Western is joining a global community of universities, businesses, cities and other groups in signing the Paris Pledge for Action, committing to doing its part to limit the global temperature rise to less than 2 degrees Celsius.
The ambitious target was set at the 2015 UN Climate Change Conference in December. Western President Amit Chakma announced the university’s participation in the global action during a presentation of the Western Green Awards and Western’s Ideas for Sustainability and the Environment (WISE) Competition winners on March 31.
“Our university has joined more than 1,000 signatories around the world in signing the Paris Pledge in support of immediate climate change action. This pledge is a commitment to reducing greenhouse gas emissions, with a goal of meeting or surpassing the targets set at the recent COP21 (2015 Paris Climate Conference) conference,” Chakma said.
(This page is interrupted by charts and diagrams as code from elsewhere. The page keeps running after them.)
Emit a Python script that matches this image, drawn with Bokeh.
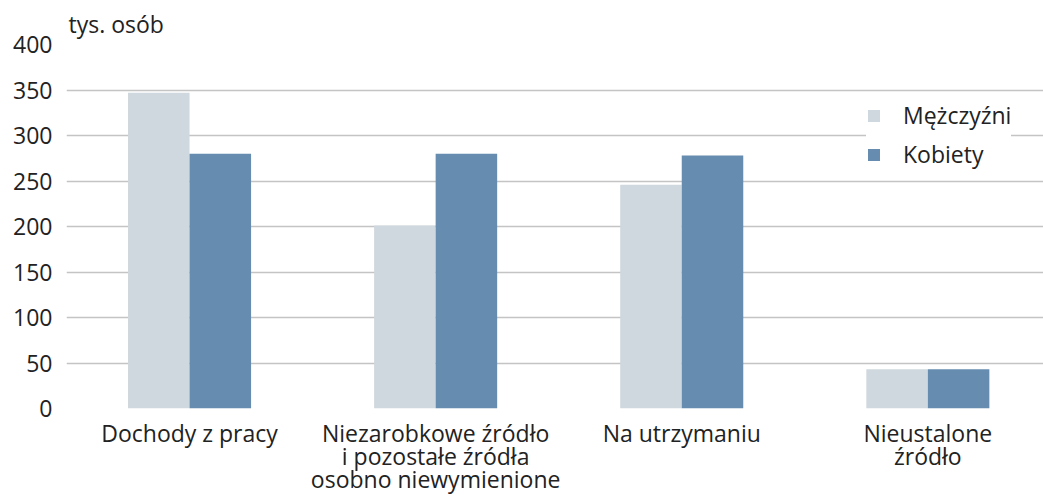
from bokeh.plotting import figure
from bokeh.models import FixedTicker, Legend, LegendItem, Range1d, ColumnDataSource
from bokeh.embed import file_html
from bokeh.resources import INLINE

categories = ["Dochody z pracy", "Niezarobkowe źródło\ni pozostałe źródła\nosobno niewymienione",
              "Na utrzymaniu", "Nieustalone\nźródło"]
men = [347, 201, 246, 43]
women = [280, 280, 278, 43]
series_names = ["Mężczyźni", "Kobiety"]
colors = ["#CFD8DE", "#668CB0"]
y_ticks = [0, 50, 100, 150, 200, 250, 300, 350, 400]

FONT = "Open Sans"
FS = "23px"
centers = [i + 0.5 for i in range(len(categories))]

p = figure(width=1043, height=497, output_backend="svg", toolbar_location=None,
           x_range=Range1d(0, 3.97), y_range=Range1d(0, 400),
           min_border_left=66, min_border_top=44, min_border_right=0, min_border_bottom=0,
           title="tys. osób")
p.outline_line_color = None
p.background_fill_color = "white"
p.border_fill_color = "white"
p.title.text_font = FONT
p.title.text_font_size = FS
p.title.text_font_style = "normal"
p.title.text_color = "#222222"
p.title.align = "left"
p.title.offset = 2
p.title.standoff = 9

src_m = ColumnDataSource(dict(x=[c - 0.125 for c in centers], top=men))
src_w = ColumnDataSource(dict(x=[c + 0.125 for c in centers], top=women))
rm = p.vbar(x="x", top="top", width=0.25, source=src_m, fill_color=colors[0], line_color=None)
rw = p.vbar(x="x", top="top", width=0.25, source=src_w, fill_color=colors[1], line_color=None)

p.xgrid.grid_line_color = None
p.ygrid.grid_line_color = "#C4C4C4"
p.ygrid.grid_line_width = 1.5
p.yaxis.ticker = FixedTicker(ticks=y_ticks)
p.yaxis.axis_line_color = None
p.yaxis.major_tick_line_color = None
p.yaxis.minor_tick_line_color = None
p.yaxis.major_label_text_font = FONT
p.yaxis.major_label_text_font_size = FS
p.yaxis.major_label_text_color = "#222222"
p.yaxis.major_label_standoff = 8

p.xaxis.ticker = FixedTicker(ticks=centers)
p.xaxis.major_label_overrides = {c: lab for c, lab in zip(centers, categories)}
p.xaxis.axis_line_color = None
p.xaxis.major_tick_line_color = None
p.xaxis.minor_tick_line_color = None
p.xaxis.major_label_text_font = FONT
p.xaxis.major_label_text_font_size = FS
p.xaxis.major_label_text_color = "#222222"
p.xaxis.major_label_standoff = 2
p.xaxis.major_label_text_line_height = 0.72

legend = Legend(items=[LegendItem(label=series_names[0], renderers=[rm]),
                       LegendItem(label=series_names[1], renderers=[rw])],
                location=(800, 238), glyph_width=15, glyph_height=15, label_height=20,
                spacing=7, padding=12, margin=0, label_standoff=22,
                label_text_font=FONT, label_text_font_size=FS, label_text_color="#222222",
                border_line_color=None, background_fill_color="white", background_fill_alpha=1.0)
p.add_layout(legend)

open("out.html", "w").write(file_html(p, INLINE))
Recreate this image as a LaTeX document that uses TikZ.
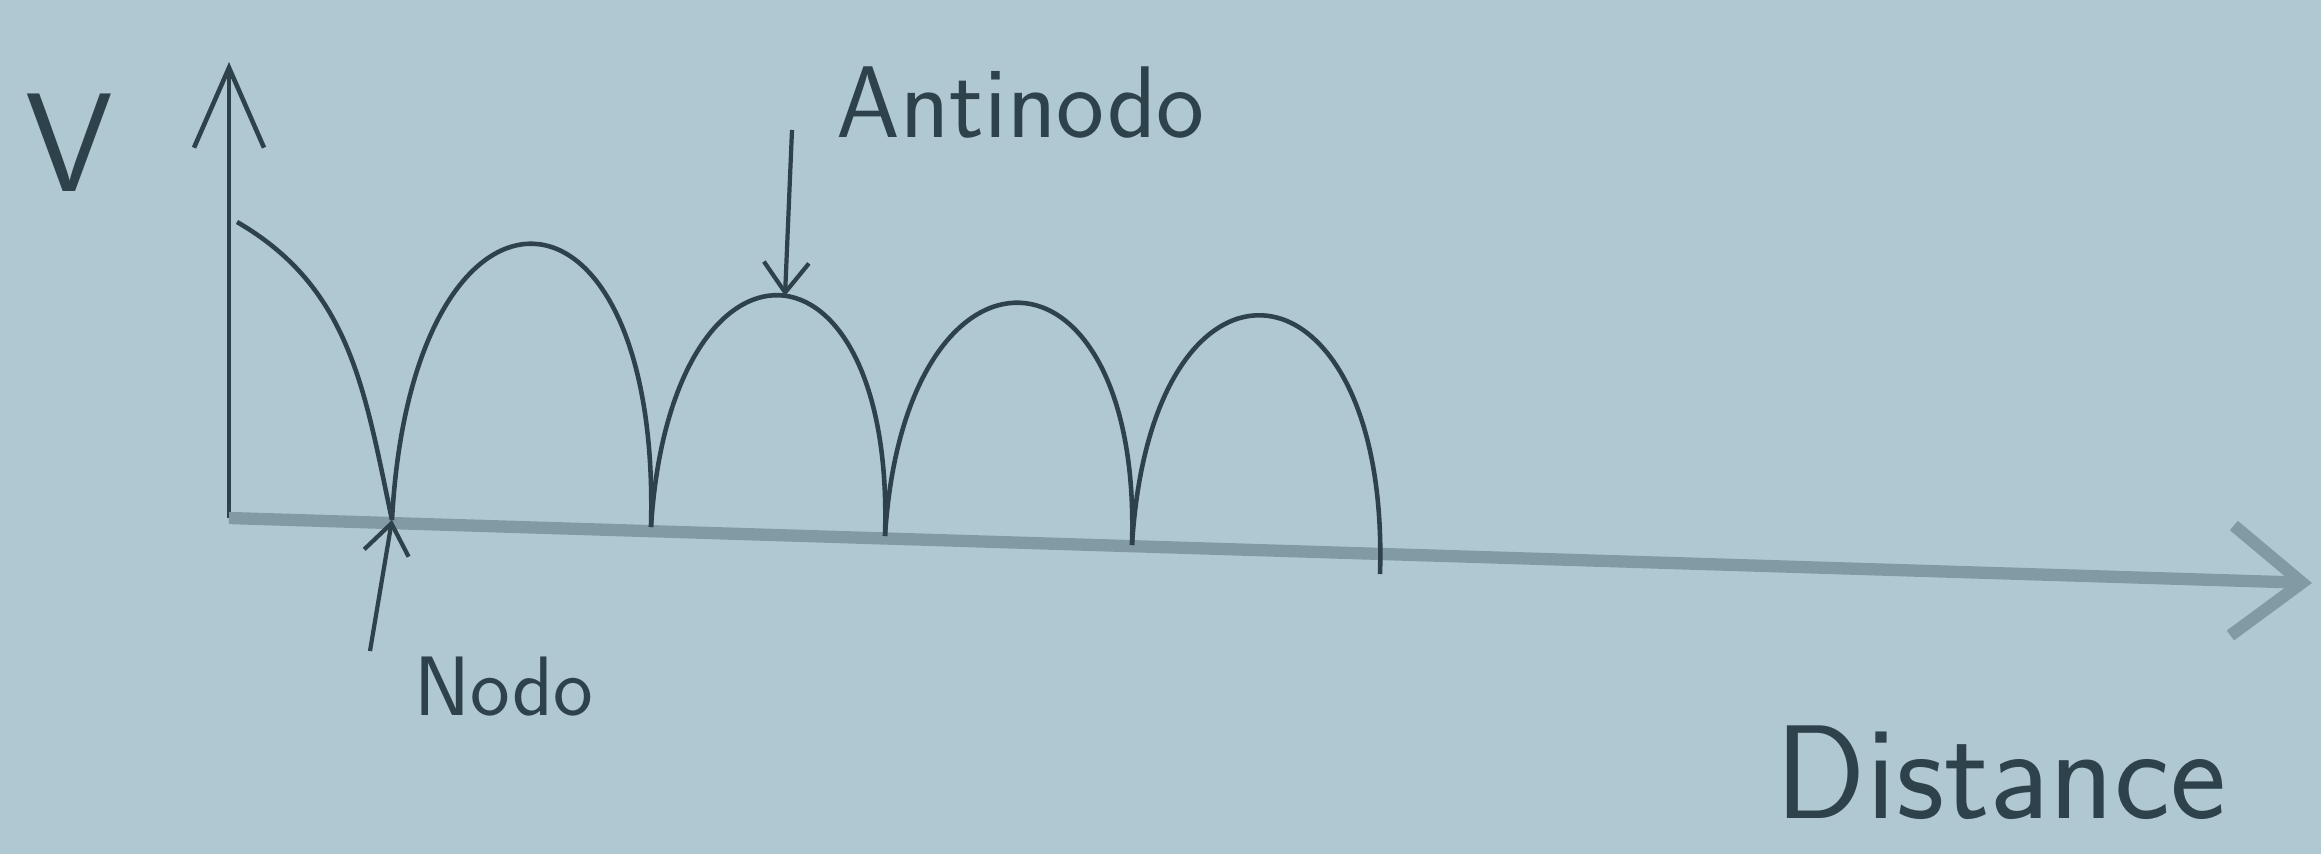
\documentclass[tikz,border=0pt]{standalone}
\usepackage{xcolor}
\usepackage{tikz}
\usetikzlibrary{arrows.meta,positioning}
\definecolor{paper}{RGB}{176,200,210}
\definecolor{ink}{RGB}{46,66,76}
\definecolor{pencil}{RGB}{130,154,164}

\begin{document}
\begin{tikzpicture}[
   lbl/.style={text=ink, inner sep=0pt, anchor=base west},
   wave/.style={draw=ink, line width=1.3pt},
   pointer/.style={draw=ink, line width=1.2pt,
                   -{Straight Barb[length=3mm,width=4.5mm]}},
   >=Stealth]
\fill[paper] (0,0) rectangle (23.21,8.54);
\useasboundingbox (0,0) rectangle (23.21,8.54);
% axes
\coordinate (o) at (2.29,3.36);
\coordinate (vtop) at (2.29,7.92);
\coordinate (xend) at (23.12,2.71);
\draw[ink, line width=1.3pt, -{Straight Barb[length=8mm,width=7mm]}] (o) -- (vtop);
\draw[pencil, line width=3.5pt, -{Straight Barb[length=7mm,width=11mm]}] (o) -- (xend);
% standing wave
\coordinate (w0) at (2.37,6.32);
\coordinate (n1) at (3.92,3.34);
\coordinate (n2) at (6.51,3.27);
\coordinate (n3) at (8.85,3.18);
\coordinate (n4) at (11.32,3.09);
\coordinate (n5) at (13.80,2.80);
\coordinate (p2) at (7.85,5.58);
\draw[wave] (w0) to[out=-30,in=102] (n1);
\foreach \a/\b/\h in {n1/n2/3.73,n2/n3/3.15,n3/n4/3.17,n4/n5/3.25}
  \draw[wave] (\a) .. controls +(0.2,\h) and +(0.1,\h) .. (\b);
% labels
\node[lbl, font=\sffamily\fontsize{40}{40}\selectfont] (v) at (0.25,6.62) {V};
\node[lbl, font=\sffamily\fontsize{29}{29}\selectfont] (anti) at (8.36,7.16) {Antinodo};
\node[lbl, font=\sffamily\fontsize{24}{24}\selectfont] (nodo) at (4.14,1.39) {Nodo};
\node[lbl, font=\sffamily\fontsize{38}{38}\selectfont] (dist) at (17.75,0.36) {Distance};
\coordinate (antitail) at (7.92,7.24);
\coordinate (nodotail) at (3.70,2.03);
\draw[pointer] (antitail) -- (p2);
\draw[pointer] (nodotail) -- (n1);
\end{tikzpicture}
\end{document}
Western is already a leader in greenhouse gas reductions, having mitigated emissions by 12 per cent since 2009, he noted. “This has been achieved even as our campus infrastructure and population continues to grow. This is a remarkable achievement,” he said.
Chakma points out there are 11 buildings on campus with, or in the process of achieving, LEED (Leadership in Energy and Environmental Design) certification, including LEED Gold-certified Claudette MacKay-Lassonde Pavillion, and McIntosh Gallery and Stevenson Hall/Lawson Hall, which are both LEED Silver certified buildings.
The President’s Advisory Council on Environment & Sustainability (PACES) ensures the university is incorporating sustainability into its academic programming, management of grounds and facilities, as well as new buildings and renovations.
“As an institution that attempts to educate future leaders, we simply cannot do things differently. We have to be a leader in environmental sustainability,” he said, noting sustainability “ranks high on my personal priority list.”
Chakma is confident the university can live up to its commitment through this agreement.
“Our signature is not just symbolic; it is based on significant work we have been able to do over the years. We mean what we say and we will live up to this commitment.”
Western was honoured in 2015 with the Minister’s Award for Environmental Excellence by the Ministry of Environment and Climate Change, which recognized the work of Facilities Management’s leadership and innovation in its Energy Dashboard project. The university continues to be shortlisted on the Princeton Review’s Green Colleges Guide.
“As an institution that attempts to educate the future leaders, we simply cannot do things differently. We have to be a leader in environmental sustainability,” Chakma said.
“Western’s signing of the Paris Pledge is a significant step towards climate balance. We believe in the values outlined in the pledge and continue to actively target greenhouse gas emissions. These are crucial, yet exciting times in climate change,” said Gitta Kulczycki, vice-president (Resources & Operations), noting Western is doing its part to reduce its impact on climate change.
While the university budget has yet to be approved by the Board of Governors, Kulczycki noted Western is “once again dedicating $1.5 million in this next year towards energy reduction, (and) greenhouse gas emission reductions.”
“It’s not a hollow pledge. We believe in it. We’re doing it. We’ve been recognized for our efforts and we will continue to do it,” Kulczycki said. “We make it a focus of our new building plans, our renovations and, more broadly, greenhouse gas emissions in our operations and changes we can make. There’s lots of opportunity. We’ve done a lot, but there’s lots of opportunity.”
As an institution of higher learning, there is an expectation the university set an example for its constituents and in the larger community, she said.
“Our students are our future leaders and to have them learn and be cognizant of the importance of sustainability. We know how big of a concern climate change is, and these are the people who are going to model the way for the next generation and we need to equip them accordingly,” Kulczycki added. “Overall, the Paris Pledge is a global commitment that says we believe in doing what we can.”